[Data extracted from a collection]
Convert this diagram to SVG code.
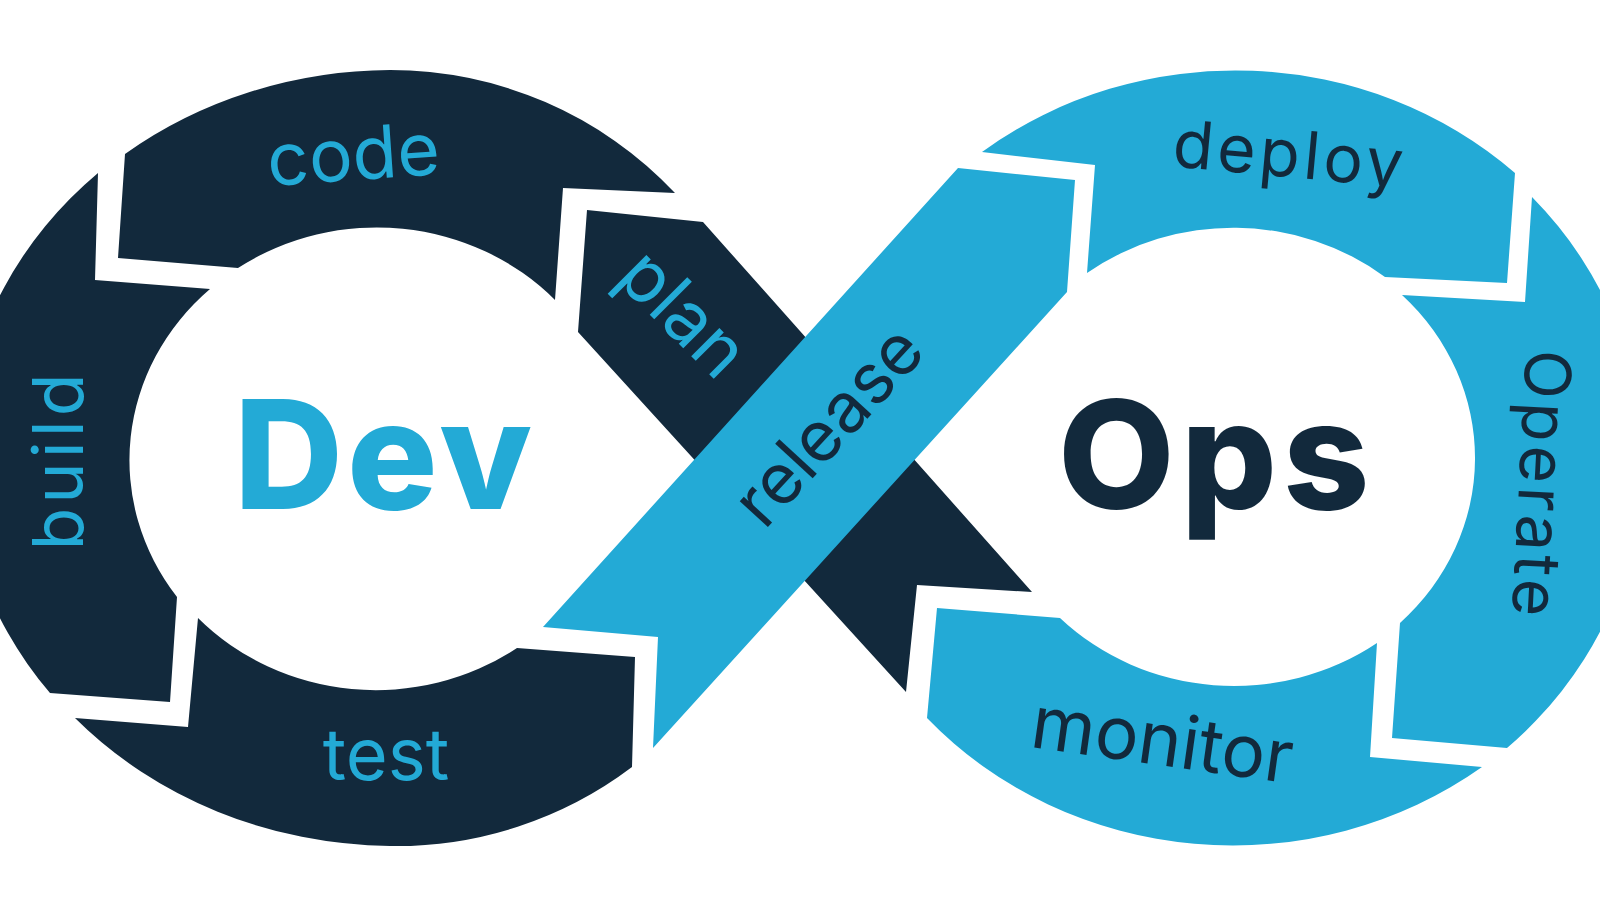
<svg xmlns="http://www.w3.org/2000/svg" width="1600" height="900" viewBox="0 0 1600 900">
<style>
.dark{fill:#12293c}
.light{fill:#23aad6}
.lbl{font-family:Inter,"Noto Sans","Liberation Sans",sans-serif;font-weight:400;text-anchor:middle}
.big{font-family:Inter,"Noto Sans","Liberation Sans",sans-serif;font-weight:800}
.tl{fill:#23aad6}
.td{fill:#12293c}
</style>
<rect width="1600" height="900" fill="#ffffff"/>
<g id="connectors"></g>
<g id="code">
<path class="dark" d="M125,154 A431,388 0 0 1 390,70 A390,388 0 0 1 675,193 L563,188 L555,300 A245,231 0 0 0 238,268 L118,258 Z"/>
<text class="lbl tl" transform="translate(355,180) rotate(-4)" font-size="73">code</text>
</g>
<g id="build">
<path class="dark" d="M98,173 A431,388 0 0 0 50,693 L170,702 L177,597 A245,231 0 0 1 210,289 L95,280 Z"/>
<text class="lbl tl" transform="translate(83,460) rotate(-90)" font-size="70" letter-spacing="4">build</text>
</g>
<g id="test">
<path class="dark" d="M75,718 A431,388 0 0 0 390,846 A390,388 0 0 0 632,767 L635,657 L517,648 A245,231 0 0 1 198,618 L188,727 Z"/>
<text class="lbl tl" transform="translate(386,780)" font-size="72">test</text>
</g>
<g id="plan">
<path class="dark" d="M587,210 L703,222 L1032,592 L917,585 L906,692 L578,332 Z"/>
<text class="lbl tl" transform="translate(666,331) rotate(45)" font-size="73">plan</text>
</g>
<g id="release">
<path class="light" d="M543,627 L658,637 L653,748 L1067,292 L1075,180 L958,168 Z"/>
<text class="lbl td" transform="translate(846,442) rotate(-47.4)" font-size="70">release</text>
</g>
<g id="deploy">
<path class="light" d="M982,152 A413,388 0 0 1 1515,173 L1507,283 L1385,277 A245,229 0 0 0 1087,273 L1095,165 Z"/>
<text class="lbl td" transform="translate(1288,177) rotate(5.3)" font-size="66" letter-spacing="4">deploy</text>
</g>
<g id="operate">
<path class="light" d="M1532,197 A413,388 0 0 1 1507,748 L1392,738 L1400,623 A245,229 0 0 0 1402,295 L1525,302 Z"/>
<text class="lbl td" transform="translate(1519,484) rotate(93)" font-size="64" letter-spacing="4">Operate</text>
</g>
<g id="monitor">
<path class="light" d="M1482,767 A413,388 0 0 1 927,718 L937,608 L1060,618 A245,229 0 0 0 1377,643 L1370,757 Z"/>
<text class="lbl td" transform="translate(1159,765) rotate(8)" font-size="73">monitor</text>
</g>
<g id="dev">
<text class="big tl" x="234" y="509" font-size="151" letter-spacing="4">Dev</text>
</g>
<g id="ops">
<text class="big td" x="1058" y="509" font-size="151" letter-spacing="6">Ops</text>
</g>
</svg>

* * *

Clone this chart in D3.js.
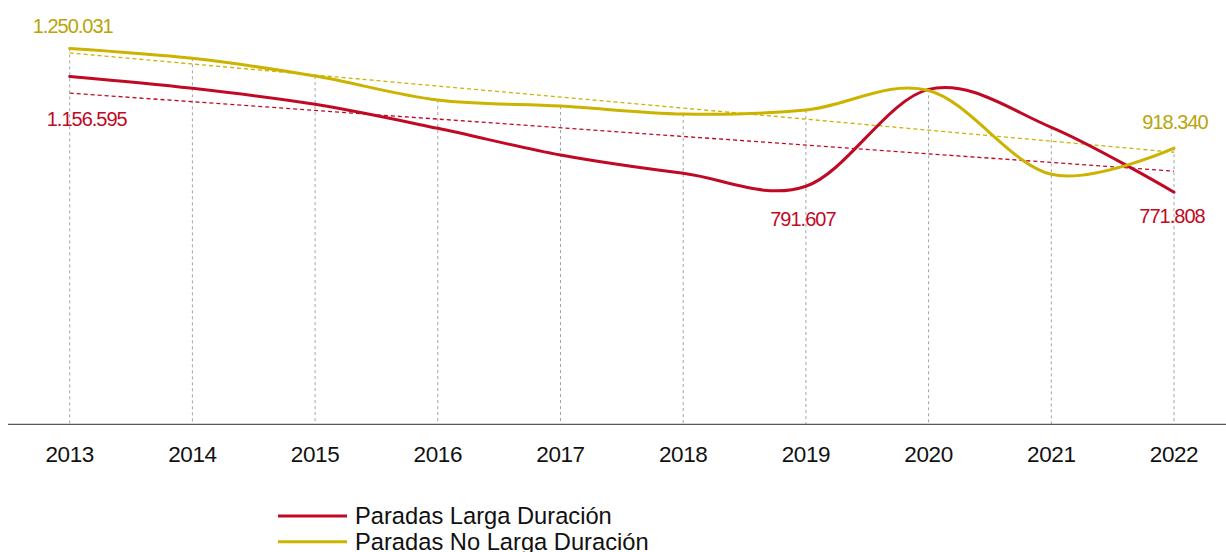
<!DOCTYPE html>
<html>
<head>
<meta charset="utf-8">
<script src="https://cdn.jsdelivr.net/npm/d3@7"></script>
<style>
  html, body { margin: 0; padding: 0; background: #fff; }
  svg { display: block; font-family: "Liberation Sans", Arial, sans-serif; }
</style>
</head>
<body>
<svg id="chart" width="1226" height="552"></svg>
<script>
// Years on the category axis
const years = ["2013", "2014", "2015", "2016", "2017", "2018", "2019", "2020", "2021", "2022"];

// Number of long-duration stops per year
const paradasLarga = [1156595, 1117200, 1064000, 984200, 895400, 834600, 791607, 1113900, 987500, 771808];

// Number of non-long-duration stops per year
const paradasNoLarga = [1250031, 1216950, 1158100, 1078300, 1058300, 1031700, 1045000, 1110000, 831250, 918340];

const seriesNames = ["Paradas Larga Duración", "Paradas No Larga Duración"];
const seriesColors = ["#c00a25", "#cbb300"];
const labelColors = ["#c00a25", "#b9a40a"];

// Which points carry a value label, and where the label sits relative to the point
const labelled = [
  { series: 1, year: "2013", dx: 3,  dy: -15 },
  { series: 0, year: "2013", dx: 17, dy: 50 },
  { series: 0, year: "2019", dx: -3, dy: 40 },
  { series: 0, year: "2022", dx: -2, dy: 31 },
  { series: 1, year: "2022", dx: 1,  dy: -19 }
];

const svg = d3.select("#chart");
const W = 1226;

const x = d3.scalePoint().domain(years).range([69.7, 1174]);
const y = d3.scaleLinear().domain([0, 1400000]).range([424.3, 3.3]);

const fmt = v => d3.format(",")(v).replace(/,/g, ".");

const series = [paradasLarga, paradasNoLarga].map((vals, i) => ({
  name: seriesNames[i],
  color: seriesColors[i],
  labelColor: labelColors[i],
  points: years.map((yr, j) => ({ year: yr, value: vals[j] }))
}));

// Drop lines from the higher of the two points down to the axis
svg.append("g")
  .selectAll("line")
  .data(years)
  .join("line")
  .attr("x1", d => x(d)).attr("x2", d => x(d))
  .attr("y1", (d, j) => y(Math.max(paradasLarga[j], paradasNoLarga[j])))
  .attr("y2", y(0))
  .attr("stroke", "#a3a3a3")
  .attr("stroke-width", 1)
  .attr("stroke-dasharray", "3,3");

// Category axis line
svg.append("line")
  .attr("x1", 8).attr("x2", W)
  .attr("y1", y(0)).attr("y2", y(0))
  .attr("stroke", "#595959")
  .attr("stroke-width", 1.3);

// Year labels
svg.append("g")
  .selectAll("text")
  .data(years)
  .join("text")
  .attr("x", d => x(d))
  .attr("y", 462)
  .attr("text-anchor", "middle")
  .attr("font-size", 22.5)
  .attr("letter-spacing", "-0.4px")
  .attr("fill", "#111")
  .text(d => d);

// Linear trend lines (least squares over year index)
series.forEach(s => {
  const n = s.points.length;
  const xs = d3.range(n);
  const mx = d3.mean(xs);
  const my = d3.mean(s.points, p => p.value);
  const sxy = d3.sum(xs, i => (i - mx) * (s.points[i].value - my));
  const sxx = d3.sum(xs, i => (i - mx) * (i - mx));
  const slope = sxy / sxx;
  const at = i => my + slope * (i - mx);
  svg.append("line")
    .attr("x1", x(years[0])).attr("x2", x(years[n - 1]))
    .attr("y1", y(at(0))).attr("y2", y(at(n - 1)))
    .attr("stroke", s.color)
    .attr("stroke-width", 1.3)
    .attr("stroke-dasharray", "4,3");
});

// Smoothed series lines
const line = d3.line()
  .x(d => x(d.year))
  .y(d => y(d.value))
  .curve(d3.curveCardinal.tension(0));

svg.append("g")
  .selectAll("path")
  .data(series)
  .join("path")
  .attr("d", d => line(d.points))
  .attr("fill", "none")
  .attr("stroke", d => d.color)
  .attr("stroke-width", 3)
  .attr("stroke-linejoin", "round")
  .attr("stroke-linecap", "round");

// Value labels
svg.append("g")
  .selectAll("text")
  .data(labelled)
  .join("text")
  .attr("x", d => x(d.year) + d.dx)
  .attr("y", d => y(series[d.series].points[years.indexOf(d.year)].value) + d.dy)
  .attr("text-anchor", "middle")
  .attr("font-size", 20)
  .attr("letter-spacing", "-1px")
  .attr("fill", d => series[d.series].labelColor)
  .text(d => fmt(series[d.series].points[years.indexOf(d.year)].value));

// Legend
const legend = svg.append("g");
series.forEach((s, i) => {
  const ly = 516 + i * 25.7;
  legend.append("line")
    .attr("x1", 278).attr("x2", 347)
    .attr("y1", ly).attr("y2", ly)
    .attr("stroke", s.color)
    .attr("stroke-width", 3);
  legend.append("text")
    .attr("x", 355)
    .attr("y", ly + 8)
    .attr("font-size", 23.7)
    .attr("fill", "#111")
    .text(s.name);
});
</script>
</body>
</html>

What to do: Without the pictures, give again exactly the lines above starting at the line containing "Clone this chart in D3.js." and ending at the line containing "const W = 1226;".

Reply:
Clone this chart in D3.js.
<!DOCTYPE html>
<html>
<head>
<meta charset="utf-8">
<script src="https://cdn.jsdelivr.net/npm/d3@7"></script>
<style>
  html, body { margin: 0; padding: 0; background: #fff; }
  svg { display: block; font-family: "Liberation Sans", Arial, sans-serif; }
</style>
</head>
<body>
<svg id="chart" width="1226" height="552"></svg>
<script>
// Years on the category axis
const years = ["2013", "2014", "2015", "2016", "2017", "2018", "2019", "2020", "2021", "2022"];

// Number of long-duration stops per year
const paradasLarga = [1156595, 1117200, 1064000, 984200, 895400, 834600, 791607, 1113900, 987500, 771808];

// Number of non-long-duration stops per year
const paradasNoLarga = [1250031, 1216950, 1158100, 1078300, 1058300, 1031700, 1045000, 1110000, 831250, 918340];

const seriesNames = ["Paradas Larga Duración", "Paradas No Larga Duración"];
const seriesColors = ["#c00a25", "#cbb300"];
const labelColors = ["#c00a25", "#b9a40a"];

// Which points carry a value label, and where the label sits relative to the point
const labelled = [
  { series: 1, year: "2013", dx: 3,  dy: -15 },
  { series: 0, year: "2013", dx: 17, dy: 50 },
  { series: 0, year: "2019", dx: -3, dy: 40 },
  { series: 0, year: "2022", dx: -2, dy: 31 },
  { series: 1, year: "2022", dx: 1,  dy: -19 }
];

const svg = d3.select("#chart");
const W = 1226;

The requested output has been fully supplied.